Pour en finir avec la dilution de l’identité européenne, disons clairement que la Turquie ne devra jamais entrer dans l’Union européenne.
Nous voulons une Europe qui protège ses citoyens contre les dérives de la mondialisation, et non pas une Europe qui les expose toujours plus à la précarité et au chômage. Nous voulons une Europe qui protège ses entreprises, comme le fait la Chine, comme le font les États-Unis, et non pas une Europe de la concurrence déloyale. Nous voulons une Europe qui préserve nos modèles sociaux de l’implosion parce qu’elle fait respecter ses frontières, et non pas une Europe passoire qui confie la gestion de ses frontières à la Turquie.
Nous voulons une Europe démocratique, transparente, une Europe qui rende des comptes.
Nous ne voulons pas d’une Europe qui, dans le secret des conclaves et des négociations, impose à ses peuples une course effrénée à la mondialisation, comme cela se profile avec le TAFTA ou le CETA , sans même consulter les parlements nationaux, ce qui est un déni de démocratie !
Nous voulons une Europe conquérante, une Europe efficace, pas une Europe des déclarations d’intention, qui se mêle de tout sauf de ce qu’elle devrait décider, intervenant sur le calibre des pommes ou la taille des filets de pêche. C’est pourquoi le groupe de l’Union des démocrates et indépendants veut écrire une nouvelle page de l’Europe, celle de l’Europe des résultats, celle de l’Europe de la confiance, avec un nouveau projet politique.
Mes chers collègues, il y a urgence si on veut éviter un délitement de l’Europe. Il est totalement irréaliste de prétendre qu’un nouveau traité pourrait être rapidement conclu. François Hollande doit donc se lancer dans un tour d’Europe pour obtenir la signature d’un accord intergouvernemental, qui permettra d’avancer, avec un noyau dur d’États membres, sur quatre priorités : une politique étrangère et de défense commune s’appuyant sur une force d’intervention européenne – jusqu’à présent, nous avons toujours échoué dans ce domaine – ; une politique commune de sécurité intérieure, avec la création d’une police européenne et un échange automatisé d’informations entre les services de renseignements européens.
Les attentats qui ont frappé la France et la Belgique en ont démontré la pertinence. L’adoption d’un recueil de données des dossiers passagers, ou PNR, même partiel, à l’initiative de la France, n’est qu’un premier pas dans ce sens. Il faut également une politique migratoire et d’asile commune, passant par le recensement de nos besoins démographiques et économiques, par une convergence entre les systèmes de traitement des demandes d’asile et par la lutte contre l’immigration illégale.

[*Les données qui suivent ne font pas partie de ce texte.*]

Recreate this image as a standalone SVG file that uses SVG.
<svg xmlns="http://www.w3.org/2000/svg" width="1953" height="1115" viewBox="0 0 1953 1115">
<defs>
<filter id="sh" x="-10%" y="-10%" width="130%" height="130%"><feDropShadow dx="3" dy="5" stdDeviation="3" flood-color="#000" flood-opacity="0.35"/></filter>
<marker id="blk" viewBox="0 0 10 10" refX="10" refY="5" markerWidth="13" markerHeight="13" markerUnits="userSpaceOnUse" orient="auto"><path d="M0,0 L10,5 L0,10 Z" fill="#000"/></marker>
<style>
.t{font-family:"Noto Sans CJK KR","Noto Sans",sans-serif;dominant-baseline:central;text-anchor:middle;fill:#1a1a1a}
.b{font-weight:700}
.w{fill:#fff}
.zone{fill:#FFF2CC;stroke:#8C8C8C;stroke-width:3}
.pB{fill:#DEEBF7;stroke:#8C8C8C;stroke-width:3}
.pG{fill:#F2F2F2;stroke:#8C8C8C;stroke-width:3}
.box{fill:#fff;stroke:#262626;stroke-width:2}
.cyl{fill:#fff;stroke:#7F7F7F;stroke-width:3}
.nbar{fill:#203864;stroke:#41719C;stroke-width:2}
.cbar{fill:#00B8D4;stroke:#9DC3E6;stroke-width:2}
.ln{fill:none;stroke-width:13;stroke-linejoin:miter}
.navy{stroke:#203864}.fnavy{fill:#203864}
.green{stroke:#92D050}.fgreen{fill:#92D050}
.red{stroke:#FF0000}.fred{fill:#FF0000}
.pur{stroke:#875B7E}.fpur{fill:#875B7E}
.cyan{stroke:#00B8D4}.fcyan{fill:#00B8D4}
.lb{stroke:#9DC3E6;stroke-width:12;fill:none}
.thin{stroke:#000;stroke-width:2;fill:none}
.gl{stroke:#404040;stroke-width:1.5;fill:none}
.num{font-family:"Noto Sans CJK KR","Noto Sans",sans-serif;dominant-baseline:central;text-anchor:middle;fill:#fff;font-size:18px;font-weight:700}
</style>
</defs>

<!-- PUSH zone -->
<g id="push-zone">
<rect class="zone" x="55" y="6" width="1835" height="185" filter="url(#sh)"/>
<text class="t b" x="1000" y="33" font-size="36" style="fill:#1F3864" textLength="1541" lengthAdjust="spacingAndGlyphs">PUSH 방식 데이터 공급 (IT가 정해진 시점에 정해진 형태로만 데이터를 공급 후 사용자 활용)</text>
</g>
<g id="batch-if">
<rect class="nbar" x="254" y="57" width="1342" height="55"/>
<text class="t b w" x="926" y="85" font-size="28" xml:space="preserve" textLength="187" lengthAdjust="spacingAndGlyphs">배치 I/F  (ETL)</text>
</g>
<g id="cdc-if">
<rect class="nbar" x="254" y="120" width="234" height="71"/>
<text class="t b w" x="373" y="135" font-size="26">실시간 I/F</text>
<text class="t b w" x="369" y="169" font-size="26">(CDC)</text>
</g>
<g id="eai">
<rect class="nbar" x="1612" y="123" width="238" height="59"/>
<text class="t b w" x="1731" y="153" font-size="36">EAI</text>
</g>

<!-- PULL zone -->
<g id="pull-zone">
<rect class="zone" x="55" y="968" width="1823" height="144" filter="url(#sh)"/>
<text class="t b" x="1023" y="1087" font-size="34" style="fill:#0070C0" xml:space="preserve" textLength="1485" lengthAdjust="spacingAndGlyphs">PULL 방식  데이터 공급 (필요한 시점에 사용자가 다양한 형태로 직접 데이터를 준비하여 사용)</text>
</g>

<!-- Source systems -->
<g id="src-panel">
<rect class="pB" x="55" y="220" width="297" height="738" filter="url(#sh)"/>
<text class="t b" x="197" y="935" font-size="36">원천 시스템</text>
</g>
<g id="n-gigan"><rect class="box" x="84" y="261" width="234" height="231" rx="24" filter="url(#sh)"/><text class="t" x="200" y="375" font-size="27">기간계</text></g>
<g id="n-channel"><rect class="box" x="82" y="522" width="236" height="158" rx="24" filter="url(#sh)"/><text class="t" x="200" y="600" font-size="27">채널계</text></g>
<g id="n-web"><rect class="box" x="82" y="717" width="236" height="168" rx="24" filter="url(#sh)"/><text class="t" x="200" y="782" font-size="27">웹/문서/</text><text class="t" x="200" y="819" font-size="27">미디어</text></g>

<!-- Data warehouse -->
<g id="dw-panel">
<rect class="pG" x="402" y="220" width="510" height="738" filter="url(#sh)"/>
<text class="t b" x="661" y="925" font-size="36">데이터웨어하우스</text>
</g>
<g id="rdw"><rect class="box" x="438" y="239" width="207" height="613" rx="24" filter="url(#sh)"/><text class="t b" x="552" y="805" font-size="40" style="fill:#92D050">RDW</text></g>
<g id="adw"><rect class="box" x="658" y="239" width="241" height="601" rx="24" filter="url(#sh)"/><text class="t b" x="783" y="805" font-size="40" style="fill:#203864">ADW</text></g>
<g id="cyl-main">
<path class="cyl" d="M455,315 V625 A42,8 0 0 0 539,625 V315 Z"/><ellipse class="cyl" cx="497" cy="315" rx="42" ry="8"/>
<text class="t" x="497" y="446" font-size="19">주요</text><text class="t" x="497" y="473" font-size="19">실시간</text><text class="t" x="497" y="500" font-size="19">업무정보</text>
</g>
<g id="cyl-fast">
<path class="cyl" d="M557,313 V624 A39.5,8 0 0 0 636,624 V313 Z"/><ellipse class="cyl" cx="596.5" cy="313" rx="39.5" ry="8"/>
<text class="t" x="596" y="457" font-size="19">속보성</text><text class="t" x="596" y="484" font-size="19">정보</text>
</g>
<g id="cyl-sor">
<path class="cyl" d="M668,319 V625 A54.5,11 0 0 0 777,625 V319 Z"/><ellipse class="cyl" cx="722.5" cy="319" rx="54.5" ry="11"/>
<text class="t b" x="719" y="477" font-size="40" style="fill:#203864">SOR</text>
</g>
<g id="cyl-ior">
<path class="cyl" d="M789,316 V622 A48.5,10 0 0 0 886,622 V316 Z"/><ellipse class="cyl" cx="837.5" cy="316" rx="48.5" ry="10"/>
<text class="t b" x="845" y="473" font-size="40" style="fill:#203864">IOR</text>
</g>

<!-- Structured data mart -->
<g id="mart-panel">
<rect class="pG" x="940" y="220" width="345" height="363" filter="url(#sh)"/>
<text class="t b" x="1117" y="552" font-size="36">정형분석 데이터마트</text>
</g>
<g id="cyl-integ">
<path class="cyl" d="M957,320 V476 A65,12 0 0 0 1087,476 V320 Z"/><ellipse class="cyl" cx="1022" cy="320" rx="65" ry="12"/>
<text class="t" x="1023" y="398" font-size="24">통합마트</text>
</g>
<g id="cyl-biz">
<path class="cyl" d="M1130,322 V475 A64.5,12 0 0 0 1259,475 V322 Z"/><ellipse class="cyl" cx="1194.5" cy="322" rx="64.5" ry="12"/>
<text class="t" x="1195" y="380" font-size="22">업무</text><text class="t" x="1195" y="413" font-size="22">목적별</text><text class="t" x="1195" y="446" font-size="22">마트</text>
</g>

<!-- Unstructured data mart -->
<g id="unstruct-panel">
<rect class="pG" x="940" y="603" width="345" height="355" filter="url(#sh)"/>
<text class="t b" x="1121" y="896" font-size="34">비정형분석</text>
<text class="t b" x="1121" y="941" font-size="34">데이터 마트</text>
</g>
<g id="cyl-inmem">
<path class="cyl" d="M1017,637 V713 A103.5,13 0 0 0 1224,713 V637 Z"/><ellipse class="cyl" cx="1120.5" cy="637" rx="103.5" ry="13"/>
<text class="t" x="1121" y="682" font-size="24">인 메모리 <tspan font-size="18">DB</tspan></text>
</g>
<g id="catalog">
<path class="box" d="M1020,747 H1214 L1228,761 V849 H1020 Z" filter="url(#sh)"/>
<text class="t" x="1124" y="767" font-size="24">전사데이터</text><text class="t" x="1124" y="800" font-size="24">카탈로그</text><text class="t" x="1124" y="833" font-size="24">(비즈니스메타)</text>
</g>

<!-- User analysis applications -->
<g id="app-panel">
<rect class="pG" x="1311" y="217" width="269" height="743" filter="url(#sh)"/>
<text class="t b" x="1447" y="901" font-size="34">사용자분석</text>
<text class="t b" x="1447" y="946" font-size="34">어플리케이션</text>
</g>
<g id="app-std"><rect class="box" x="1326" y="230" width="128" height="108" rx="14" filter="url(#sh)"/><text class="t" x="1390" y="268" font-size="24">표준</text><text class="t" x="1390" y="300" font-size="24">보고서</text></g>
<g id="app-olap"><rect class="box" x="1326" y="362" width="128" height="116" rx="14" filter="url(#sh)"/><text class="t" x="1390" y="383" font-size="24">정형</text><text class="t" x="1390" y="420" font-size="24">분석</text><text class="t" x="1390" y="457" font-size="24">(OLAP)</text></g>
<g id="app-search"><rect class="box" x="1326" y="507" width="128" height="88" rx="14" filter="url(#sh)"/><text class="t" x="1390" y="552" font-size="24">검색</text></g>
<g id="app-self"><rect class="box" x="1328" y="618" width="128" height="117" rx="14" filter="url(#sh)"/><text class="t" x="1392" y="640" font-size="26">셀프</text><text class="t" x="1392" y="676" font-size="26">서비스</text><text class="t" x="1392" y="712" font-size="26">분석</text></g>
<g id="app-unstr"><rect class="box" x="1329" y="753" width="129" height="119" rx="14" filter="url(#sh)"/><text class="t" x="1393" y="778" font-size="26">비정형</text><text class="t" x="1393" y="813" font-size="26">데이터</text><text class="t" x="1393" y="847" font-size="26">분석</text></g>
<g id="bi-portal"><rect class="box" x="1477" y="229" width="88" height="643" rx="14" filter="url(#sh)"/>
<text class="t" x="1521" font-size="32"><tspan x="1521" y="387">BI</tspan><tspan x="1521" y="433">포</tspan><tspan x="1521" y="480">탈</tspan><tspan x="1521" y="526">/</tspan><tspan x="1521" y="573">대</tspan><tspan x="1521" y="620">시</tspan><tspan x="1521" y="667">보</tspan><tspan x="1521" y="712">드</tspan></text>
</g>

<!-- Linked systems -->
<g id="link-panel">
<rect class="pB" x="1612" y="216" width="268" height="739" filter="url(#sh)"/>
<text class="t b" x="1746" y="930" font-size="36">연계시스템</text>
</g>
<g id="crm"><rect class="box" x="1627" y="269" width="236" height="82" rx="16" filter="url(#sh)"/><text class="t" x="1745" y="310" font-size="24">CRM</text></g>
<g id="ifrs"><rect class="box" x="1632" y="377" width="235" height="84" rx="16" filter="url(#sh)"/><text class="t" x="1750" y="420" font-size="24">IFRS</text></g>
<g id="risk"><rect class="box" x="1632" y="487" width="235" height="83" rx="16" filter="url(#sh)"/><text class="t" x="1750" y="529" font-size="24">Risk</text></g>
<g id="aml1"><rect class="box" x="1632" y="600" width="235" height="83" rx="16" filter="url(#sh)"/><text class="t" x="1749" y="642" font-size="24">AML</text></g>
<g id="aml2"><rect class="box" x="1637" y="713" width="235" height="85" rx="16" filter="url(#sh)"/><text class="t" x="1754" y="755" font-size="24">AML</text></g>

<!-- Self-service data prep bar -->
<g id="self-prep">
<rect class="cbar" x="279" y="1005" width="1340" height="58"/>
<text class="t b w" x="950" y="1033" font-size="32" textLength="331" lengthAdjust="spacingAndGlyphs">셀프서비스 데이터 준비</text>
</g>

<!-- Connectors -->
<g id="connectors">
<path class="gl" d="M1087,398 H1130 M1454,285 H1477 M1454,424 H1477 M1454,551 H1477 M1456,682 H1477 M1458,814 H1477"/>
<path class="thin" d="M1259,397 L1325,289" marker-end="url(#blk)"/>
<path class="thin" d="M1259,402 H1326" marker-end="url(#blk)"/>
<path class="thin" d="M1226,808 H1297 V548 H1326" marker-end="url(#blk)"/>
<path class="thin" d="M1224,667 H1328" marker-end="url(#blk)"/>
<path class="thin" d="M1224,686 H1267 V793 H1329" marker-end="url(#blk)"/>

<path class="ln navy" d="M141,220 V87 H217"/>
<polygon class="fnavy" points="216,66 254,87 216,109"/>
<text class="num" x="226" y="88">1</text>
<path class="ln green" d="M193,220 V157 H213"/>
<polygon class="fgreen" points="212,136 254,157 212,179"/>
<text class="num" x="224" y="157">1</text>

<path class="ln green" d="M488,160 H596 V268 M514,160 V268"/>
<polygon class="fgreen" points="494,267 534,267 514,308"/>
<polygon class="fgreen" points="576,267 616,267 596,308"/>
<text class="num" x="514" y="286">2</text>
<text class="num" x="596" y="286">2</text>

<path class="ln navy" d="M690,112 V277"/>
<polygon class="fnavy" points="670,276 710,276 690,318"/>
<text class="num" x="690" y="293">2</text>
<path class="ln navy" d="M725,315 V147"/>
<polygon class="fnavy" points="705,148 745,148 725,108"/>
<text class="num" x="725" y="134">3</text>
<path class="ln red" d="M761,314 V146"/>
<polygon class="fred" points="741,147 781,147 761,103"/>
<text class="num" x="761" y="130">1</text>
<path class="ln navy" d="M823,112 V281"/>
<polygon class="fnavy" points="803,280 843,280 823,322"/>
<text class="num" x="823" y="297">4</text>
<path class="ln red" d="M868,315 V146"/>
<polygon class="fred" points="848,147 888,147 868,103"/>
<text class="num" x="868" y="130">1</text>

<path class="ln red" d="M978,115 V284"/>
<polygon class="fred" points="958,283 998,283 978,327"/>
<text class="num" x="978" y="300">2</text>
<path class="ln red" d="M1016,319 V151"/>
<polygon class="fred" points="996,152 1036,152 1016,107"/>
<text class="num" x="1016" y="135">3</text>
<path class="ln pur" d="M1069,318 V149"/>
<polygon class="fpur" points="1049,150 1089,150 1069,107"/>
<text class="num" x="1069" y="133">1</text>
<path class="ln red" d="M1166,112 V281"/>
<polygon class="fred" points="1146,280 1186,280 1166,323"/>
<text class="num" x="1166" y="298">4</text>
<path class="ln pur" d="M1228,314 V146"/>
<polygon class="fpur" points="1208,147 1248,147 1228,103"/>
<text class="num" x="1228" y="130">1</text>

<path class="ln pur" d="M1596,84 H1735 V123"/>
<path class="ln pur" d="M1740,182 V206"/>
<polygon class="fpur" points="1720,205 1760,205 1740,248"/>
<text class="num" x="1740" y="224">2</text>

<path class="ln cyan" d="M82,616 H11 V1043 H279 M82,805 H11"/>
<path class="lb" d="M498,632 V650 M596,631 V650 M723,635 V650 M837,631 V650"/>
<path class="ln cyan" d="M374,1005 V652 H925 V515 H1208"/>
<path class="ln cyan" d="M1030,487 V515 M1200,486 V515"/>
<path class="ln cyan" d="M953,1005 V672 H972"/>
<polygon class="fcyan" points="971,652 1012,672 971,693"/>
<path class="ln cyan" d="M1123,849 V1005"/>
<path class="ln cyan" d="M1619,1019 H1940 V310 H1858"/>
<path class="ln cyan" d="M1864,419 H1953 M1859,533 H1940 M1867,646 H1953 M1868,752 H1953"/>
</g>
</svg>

Il faut enfin un gouvernement économique, animé par les chefs de gouvernement, sous le contrôle des parlements nationaux, pour faire de l’Europe un levier de croissance, un gisement d’emplois, via une nouvelle politique agricole commune à même de valoriser une agriculture exceptionnelle et une nouvelle politique industrielle, de recherche et d’innovation pour créer de nouveaux emplois dans les domaines de la transition écologique, du numérique, des transports, de la santé et des biotechnologies.
En parallèle, nous devons associer les peuples d’Europe à cette refonte du projet européen. Depuis trop longtemps, l’Europe s’est construite en ignorant les peuples. Disons-le sans détour : plus rien ne se fera tant qu’on n’aura pas regagné leur confiance. C’est pourquoi nous voulons une Europe pour eux et avec eux !
Je propose par conséquent qu’une consultation citoyenne soit lancée dans toute l’Europe, que chacun des parlements nationaux apporte une contribution à ce débat européen et qu’il soit associé aux négociations relatives au départ des Britanniques. Ces contributions, qui viendraient enrichir l’accord de coopération fédérale, constitueraient la base des négociations entre les États membres dans la perspective d’une nouvelle Constitution européenne. Notre groupe souhaite que cette Constitution permette enfin à l’Union européenne de se choisir un président de manière démocratique. Je souhaite qu’un référendum soit ensuite organisé pour consulter les peuples européens simultanément dans tous les États membres.
Enfin, pour que le projet européen trouve un second souffle, il devra s’adresser en priorité à la jeunesse, qui croit encore en l’Europe, comme les résultats du référendum au Royaume-Uni l’ont démontré, et sans laquelle l’Europe ne pourra pas se relever.
L’Europe doit par conséquent prendre des initiatives d’une ampleur inédite pour favoriser la mobilité des jeunes en Europe, à l’image de ce qu’Erasmus a formidablement réussi, mais aussi faciliter la création de nouvelles filières créatrices d’emplois et poser les jalons d’une politique de citoyenneté et d’une culture européennes à part entière.
Oui, nous devons adresser un message d’espoir à notre jeunesse, qui est désormais dépositaire de l’héritage de Robert Schuman et de Jean Monnet, la gardienne de nos valeurs et de notre identité, et qui, comme l’Europe, a l’âge de tous les possibles.